Task instructions:
Copy, exactly as written, the lines that begin at the one containing "Output the web" and end at the one containing "0.474, 0.449, 0.449];". Skip any pictures in the data below.

** START Dataset content **

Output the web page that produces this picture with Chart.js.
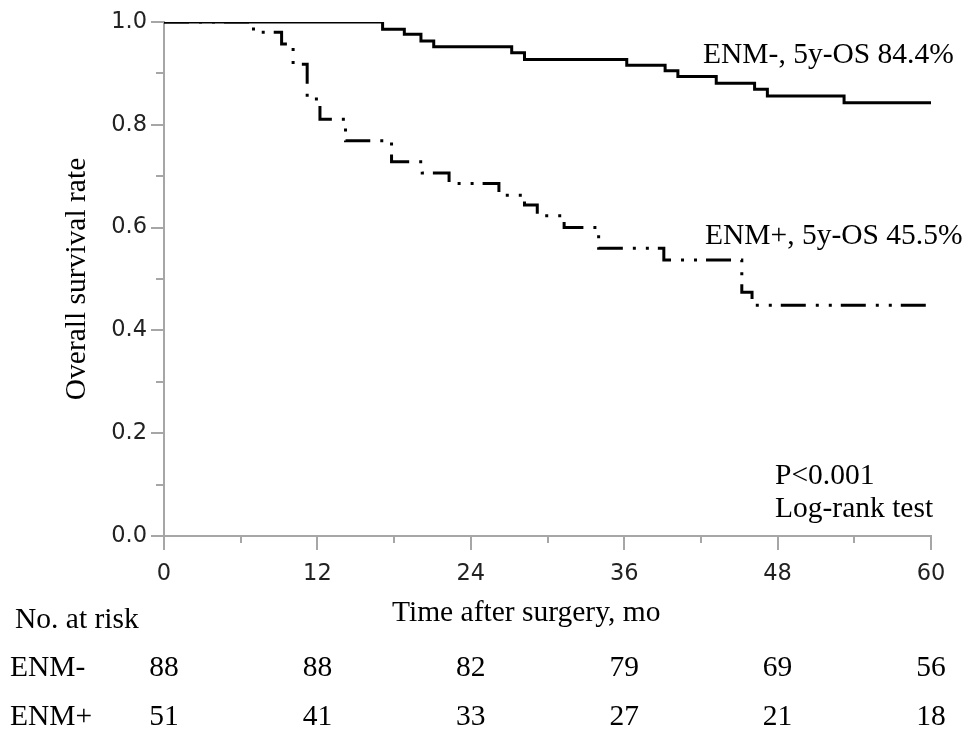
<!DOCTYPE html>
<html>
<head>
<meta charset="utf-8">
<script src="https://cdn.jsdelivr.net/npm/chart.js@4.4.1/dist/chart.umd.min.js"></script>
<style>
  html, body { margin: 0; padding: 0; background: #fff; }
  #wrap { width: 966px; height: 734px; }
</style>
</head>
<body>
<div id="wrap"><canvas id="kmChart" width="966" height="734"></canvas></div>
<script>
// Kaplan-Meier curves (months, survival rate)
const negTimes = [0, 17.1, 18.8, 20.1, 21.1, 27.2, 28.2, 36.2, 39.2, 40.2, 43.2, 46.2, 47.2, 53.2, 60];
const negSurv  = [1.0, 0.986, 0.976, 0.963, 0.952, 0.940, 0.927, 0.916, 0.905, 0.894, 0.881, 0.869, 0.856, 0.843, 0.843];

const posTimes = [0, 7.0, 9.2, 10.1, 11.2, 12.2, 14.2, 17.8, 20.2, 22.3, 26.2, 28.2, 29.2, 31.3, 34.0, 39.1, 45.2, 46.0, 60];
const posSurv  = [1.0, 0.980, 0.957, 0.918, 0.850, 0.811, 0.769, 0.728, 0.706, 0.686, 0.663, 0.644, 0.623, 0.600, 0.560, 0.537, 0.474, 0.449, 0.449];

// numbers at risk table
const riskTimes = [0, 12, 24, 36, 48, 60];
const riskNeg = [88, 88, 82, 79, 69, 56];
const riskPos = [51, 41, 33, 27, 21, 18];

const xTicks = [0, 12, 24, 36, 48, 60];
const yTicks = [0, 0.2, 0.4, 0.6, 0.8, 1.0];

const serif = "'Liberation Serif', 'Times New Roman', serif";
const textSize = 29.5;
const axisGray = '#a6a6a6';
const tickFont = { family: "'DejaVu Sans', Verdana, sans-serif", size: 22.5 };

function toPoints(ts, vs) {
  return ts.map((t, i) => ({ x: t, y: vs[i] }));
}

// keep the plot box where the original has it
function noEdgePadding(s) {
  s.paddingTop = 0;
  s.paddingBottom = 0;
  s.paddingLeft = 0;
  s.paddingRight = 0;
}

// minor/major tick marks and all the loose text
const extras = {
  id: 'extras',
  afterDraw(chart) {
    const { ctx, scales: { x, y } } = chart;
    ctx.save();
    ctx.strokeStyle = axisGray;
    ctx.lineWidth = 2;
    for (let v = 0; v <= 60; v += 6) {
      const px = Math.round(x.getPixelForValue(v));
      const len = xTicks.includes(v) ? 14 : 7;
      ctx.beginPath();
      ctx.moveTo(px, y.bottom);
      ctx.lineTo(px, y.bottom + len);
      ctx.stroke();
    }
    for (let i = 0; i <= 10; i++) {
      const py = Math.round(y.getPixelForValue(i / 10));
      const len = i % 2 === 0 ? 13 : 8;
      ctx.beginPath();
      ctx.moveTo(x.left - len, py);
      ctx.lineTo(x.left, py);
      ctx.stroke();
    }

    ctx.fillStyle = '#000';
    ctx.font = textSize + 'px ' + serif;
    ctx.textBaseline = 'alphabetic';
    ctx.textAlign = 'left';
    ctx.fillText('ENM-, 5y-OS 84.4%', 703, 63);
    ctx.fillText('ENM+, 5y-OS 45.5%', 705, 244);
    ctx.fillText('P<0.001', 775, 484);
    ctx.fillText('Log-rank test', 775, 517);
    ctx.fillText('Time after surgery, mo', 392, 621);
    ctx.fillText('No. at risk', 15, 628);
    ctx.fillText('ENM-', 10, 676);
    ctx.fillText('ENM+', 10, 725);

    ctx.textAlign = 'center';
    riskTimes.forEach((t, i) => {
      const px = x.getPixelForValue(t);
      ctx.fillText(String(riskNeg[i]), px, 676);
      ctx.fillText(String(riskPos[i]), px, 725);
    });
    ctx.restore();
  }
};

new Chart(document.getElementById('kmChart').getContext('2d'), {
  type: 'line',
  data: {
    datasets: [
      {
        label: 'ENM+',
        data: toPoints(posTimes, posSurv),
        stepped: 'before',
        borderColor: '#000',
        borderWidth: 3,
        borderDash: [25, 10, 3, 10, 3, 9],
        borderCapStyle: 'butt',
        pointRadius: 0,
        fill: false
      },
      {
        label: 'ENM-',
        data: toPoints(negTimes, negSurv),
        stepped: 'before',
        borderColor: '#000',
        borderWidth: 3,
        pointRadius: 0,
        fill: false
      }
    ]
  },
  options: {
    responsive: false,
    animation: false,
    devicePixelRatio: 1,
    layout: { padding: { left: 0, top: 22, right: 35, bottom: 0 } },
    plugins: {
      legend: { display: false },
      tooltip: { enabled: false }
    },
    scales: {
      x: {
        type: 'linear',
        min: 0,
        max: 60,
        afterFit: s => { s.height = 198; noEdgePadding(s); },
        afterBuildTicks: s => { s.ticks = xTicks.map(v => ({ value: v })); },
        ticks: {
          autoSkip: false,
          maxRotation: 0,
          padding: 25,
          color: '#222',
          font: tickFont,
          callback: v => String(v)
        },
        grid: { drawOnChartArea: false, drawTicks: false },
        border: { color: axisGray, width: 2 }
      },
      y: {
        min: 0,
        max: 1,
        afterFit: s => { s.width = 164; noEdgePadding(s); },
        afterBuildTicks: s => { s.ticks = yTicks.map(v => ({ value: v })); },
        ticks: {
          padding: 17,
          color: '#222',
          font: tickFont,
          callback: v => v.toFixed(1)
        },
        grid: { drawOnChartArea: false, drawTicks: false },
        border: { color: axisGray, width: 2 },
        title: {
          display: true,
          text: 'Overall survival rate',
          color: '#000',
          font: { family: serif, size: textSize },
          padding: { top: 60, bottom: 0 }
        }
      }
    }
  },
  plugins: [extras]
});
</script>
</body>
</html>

** END Dataset content **
** START Dataset content **

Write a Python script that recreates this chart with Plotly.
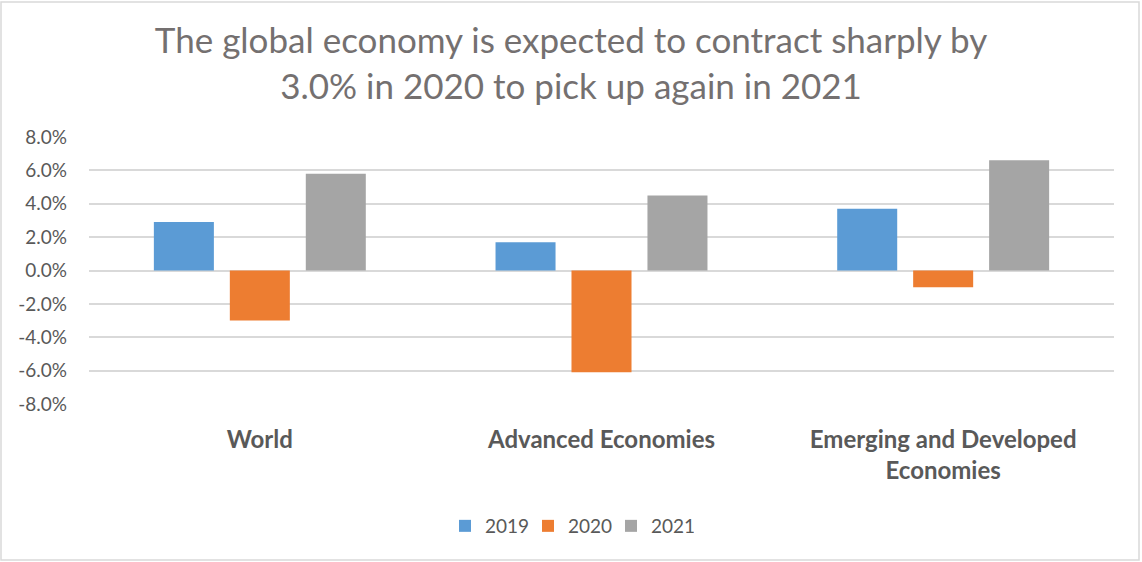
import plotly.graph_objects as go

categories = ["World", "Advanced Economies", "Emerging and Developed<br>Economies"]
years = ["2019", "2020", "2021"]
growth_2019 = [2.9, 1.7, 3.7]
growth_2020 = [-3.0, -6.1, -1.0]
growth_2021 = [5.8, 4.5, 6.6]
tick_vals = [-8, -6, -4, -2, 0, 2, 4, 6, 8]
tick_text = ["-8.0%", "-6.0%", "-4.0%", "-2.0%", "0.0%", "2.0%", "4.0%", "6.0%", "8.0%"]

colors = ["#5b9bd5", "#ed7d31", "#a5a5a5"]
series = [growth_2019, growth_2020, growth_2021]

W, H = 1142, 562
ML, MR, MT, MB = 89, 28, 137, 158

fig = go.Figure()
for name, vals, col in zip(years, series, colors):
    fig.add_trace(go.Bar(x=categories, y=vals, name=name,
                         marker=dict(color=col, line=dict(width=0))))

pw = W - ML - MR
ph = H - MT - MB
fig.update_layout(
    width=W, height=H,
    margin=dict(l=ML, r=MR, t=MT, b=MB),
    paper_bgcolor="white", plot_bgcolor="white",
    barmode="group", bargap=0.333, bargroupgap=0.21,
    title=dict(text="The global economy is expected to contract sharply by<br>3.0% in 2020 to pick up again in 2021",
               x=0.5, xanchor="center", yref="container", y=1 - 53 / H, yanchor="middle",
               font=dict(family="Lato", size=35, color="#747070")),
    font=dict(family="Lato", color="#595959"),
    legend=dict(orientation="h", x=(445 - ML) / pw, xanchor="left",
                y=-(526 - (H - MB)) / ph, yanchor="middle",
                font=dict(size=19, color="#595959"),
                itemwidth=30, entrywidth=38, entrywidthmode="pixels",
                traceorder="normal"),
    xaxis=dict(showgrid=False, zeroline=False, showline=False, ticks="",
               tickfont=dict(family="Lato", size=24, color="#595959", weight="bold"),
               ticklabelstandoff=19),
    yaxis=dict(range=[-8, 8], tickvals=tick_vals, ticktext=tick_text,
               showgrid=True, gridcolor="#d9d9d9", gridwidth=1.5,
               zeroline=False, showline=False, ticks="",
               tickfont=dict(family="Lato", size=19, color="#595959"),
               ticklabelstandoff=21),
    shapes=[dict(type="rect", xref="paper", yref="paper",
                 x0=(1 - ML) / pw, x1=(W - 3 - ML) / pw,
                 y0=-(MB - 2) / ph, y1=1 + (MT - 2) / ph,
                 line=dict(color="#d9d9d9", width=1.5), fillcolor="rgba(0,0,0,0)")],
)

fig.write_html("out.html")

** END Dataset content **
** START Dataset content **

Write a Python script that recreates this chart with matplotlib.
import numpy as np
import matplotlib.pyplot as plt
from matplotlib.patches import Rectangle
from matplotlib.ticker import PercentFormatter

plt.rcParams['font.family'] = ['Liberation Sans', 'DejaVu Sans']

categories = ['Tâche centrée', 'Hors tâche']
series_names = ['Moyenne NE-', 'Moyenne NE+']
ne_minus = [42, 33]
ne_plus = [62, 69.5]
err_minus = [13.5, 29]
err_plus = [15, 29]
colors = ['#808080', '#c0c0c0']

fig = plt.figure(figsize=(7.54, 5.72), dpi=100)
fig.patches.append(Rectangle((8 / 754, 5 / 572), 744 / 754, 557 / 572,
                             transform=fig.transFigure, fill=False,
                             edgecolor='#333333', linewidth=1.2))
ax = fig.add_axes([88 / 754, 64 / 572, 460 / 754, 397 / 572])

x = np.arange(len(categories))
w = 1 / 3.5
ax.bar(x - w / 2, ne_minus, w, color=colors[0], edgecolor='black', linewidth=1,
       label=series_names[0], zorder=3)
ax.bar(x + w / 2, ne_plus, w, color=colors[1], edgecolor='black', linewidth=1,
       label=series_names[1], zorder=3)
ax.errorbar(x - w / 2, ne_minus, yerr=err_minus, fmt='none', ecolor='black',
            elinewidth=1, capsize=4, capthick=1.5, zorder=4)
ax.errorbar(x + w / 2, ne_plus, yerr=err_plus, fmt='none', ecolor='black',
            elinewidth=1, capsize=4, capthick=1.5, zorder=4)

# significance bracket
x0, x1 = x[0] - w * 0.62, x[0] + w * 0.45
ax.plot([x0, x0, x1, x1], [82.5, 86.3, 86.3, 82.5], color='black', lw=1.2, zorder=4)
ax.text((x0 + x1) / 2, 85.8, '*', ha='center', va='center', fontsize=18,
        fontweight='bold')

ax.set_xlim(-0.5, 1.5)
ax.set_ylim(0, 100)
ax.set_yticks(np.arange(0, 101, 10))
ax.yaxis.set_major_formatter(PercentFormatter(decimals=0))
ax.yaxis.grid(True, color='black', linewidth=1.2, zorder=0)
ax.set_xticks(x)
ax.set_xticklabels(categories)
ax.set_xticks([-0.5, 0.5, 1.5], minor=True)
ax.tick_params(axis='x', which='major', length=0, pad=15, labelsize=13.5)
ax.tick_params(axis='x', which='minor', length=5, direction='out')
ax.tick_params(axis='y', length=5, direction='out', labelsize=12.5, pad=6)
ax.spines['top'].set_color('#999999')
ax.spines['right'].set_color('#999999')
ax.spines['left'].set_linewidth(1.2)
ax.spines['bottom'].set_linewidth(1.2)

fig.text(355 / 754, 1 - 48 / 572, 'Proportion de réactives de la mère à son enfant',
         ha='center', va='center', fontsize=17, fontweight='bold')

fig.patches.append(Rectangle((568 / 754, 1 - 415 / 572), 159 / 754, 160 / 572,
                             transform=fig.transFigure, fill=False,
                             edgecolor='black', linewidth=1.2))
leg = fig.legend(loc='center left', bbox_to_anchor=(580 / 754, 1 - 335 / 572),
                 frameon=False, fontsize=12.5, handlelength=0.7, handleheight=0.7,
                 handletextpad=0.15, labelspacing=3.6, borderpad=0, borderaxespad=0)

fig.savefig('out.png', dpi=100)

** END Dataset content **

Result:
Output the web page that produces this picture with Chart.js.
<!DOCTYPE html>
<html>
<head>
<meta charset="utf-8">
<script src="https://cdn.jsdelivr.net/npm/chart.js@4.4.1/dist/chart.umd.min.js"></script>
<style>
  html, body { margin: 0; padding: 0; background: #fff; }
  #wrap { width: 966px; height: 734px; }
</style>
</head>
<body>
<div id="wrap"><canvas id="kmChart" width="966" height="734"></canvas></div>
<script>
// Kaplan-Meier curves (months, survival rate)
const negTimes = [0, 17.1, 18.8, 20.1, 21.1, 27.2, 28.2, 36.2, 39.2, 40.2, 43.2, 46.2, 47.2, 53.2, 60];
const negSurv  = [1.0, 0.986, 0.976, 0.963, 0.952, 0.940, 0.927, 0.916, 0.905, 0.894, 0.881, 0.869, 0.856, 0.843, 0.843];

const posTimes = [0, 7.0, 9.2, 10.1, 11.2, 12.2, 14.2, 17.8, 20.2, 22.3, 26.2, 28.2, 29.2, 31.3, 34.0, 39.1, 45.2, 46.0, 60];
const posSurv  = [1.0, 0.980, 0.957, 0.918, 0.850, 0.811, 0.769, 0.728, 0.706, 0.686, 0.663, 0.644, 0.623, 0.600, 0.560, 0.537, 0.474, 0.449, 0.449];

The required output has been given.